_AIM OF THE EXERCISE_: Every line below that includes "matplotlib" counts toward the total. Report that total alone.

_RECORDED INFORMATION_:
>>>>>

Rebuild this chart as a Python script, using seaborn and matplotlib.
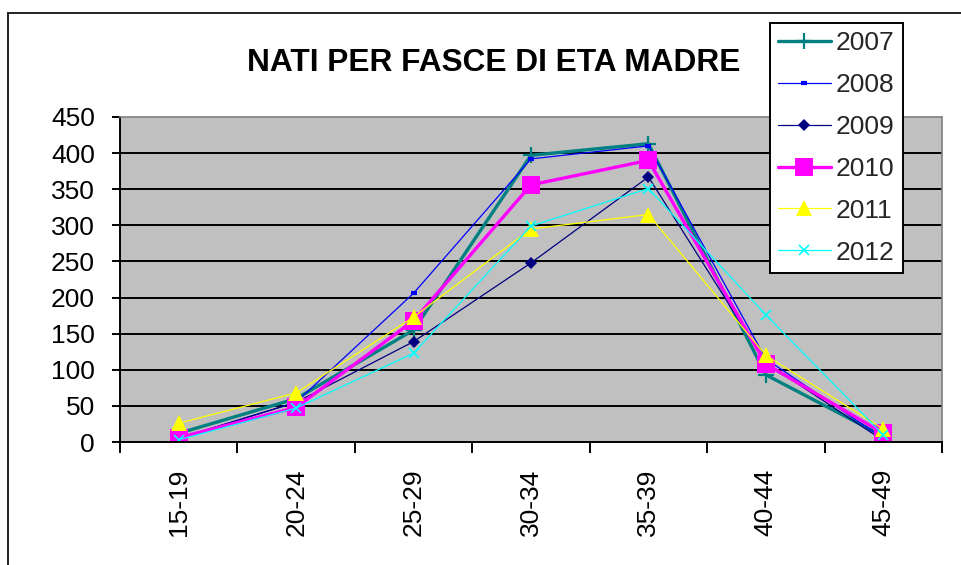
import matplotlib
matplotlib.use("Agg")
import matplotlib.pyplot as plt
from matplotlib.patches import Rectangle
from matplotlib.ticker import FixedLocator, NullFormatter
import seaborn as sns
import pandas as pd
import numpy as np

# ---- data ----
categories = ["15-19", "20-24", "25-29", "30-34", "35-39", "40-44", "45-49"]
years = ["2007", "2008", "2009", "2010", "2011", "2012"]
v2007 = [12, 60, 155, 397, 413, 93, 8]
v2008 = [5, 55, 206, 392, 410, 115, 5]
v2009 = [5, 55, 139, 248, 367, 110, 2]
v2010 = [6, 48, 168, 356, 390, 108, 12]
v2011 = [26, 68, 173, 295, 315, 120, 18]
v2012 = [3, 47, 123, 299, 351, 176, 10]
series = [v2007, v2008, v2009, v2010, v2011, v2012]
yticks = [0, 50, 100, 150, 200, 250, 300, 350, 400, 450]
title = "NATI PER FASCE DI ETA MADRE"

rows = []
for y, vals in zip(years, series):
    for i, (c, v) in enumerate(zip(categories, vals)):
        rows.append({"year": y, "pos": i, "cat": c, "value": v})
df = pd.DataFrame(rows)

# ---- styles ----
styles = {
    "2007": dict(color="#008080", lw=2.4, marker="+", ms=11, mew=1.6),
    "2008": dict(color="#0000FF", lw=0.9, marker="_", ms=5, mew=3),
    "2009": dict(color="#000080", lw=0.9, marker="D", ms=6, mew=0),
    "2010": dict(color="#FF00FF", lw=2.4, marker="s", ms=13, mew=0),
    "2011": dict(color="#FFFF00", lw=0.9, marker="^", ms=11, mew=0),
    "2012": dict(color="#00FFFF", lw=0.9, marker="x", ms=7, mew=1.2),
}

sns.set_theme(style="white")
plt.rcParams["font.family"] = ["Liberation Sans", "DejaVu Sans"]

W, H = 962, 565
fig = plt.figure(figsize=(W / 100, H / 100), dpi=100)
ax = fig.add_axes([120 / W, 1 - 442 / H, 822 / W, 325 / H])
ax.set_facecolor("#C0C0C0")

for y in years:
    st = styles[y]
    sub = df[df["year"] == y]
    sns.lineplot(data=sub, x="pos", y="value", ax=ax, color=st["color"],
                 linewidth=st["lw"], marker=st["marker"], markersize=st["ms"],
                 markeredgewidth=st["mew"], markerfacecolor=st["color"],
                 markeredgecolor=st["color"], label=y, legend=False,
                 errorbar=None, sort=False)

ax.set_xlim(-0.5, len(categories) - 0.5)
ax.set_ylim(0, 450)
ax.set_xlabel("")
ax.set_ylabel("")

# grid lines
for t in yticks[1:-1]:
    ax.axhline(t, color="black", lw=1.4, zorder=1)

ax.set_yticks(yticks)
ax.set_yticklabels([str(t) for t in yticks])
ax.set_xticks(range(len(categories)))
ax.set_xticklabels(categories, rotation=90)
ax.xaxis.set_minor_locator(FixedLocator(np.arange(-0.5, len(categories), 1.0)))
ax.xaxis.set_minor_formatter(NullFormatter())
ax.tick_params(axis="x", which="major", length=0, pad=19, labelsize=19, colors="black")
ax.tick_params(axis="x", which="minor", length=8, width=1.4, direction="out", color="black", bottom=True)
ax.tick_params(axis="y", which="major", length=6, width=1.4, direction="out", pad=12,
               labelsize=19, color="black", left=True, labelcolor="black")

for s in ["top", "right"]:
    ax.spines[s].set_color("#808080")
    ax.spines[s].set_linewidth(1.2)
for s in ["left", "bottom"]:
    ax.spines[s].set_color("black")
    ax.spines[s].set_linewidth(1.4)

# title
fig.text(494 / W, 1 - 63 / H, title, ha="center", va="center",
         fontsize=22.8, fontweight="bold", color="black")

# legend
handles, labels = ax.get_legend_handles_labels()
leg = fig.legend(handles, labels, loc="upper left",
                 bbox_to_anchor=(770 / W, 1 - 23 / H), fontsize=19,
                 frameon=True, fancybox=False, framealpha=1, edgecolor="black",
                 handlelength=2.0, handletextpad=0.2, labelspacing=0.68,
                 borderpad=0.3, borderaxespad=0)
leg.get_frame().set_linewidth(1.4)

# outer chart frame
fig.patches.append(Rectangle((8 / W, -0.1), 1.2, 1 - 13 / H + 0.1,
                             transform=fig.transFigure, fill=False,
                             edgecolor="#202020", lw=1.4))

fig.savefig("out.png", dpi=100)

<<<<<

_RESULT OF THE TASK_: 6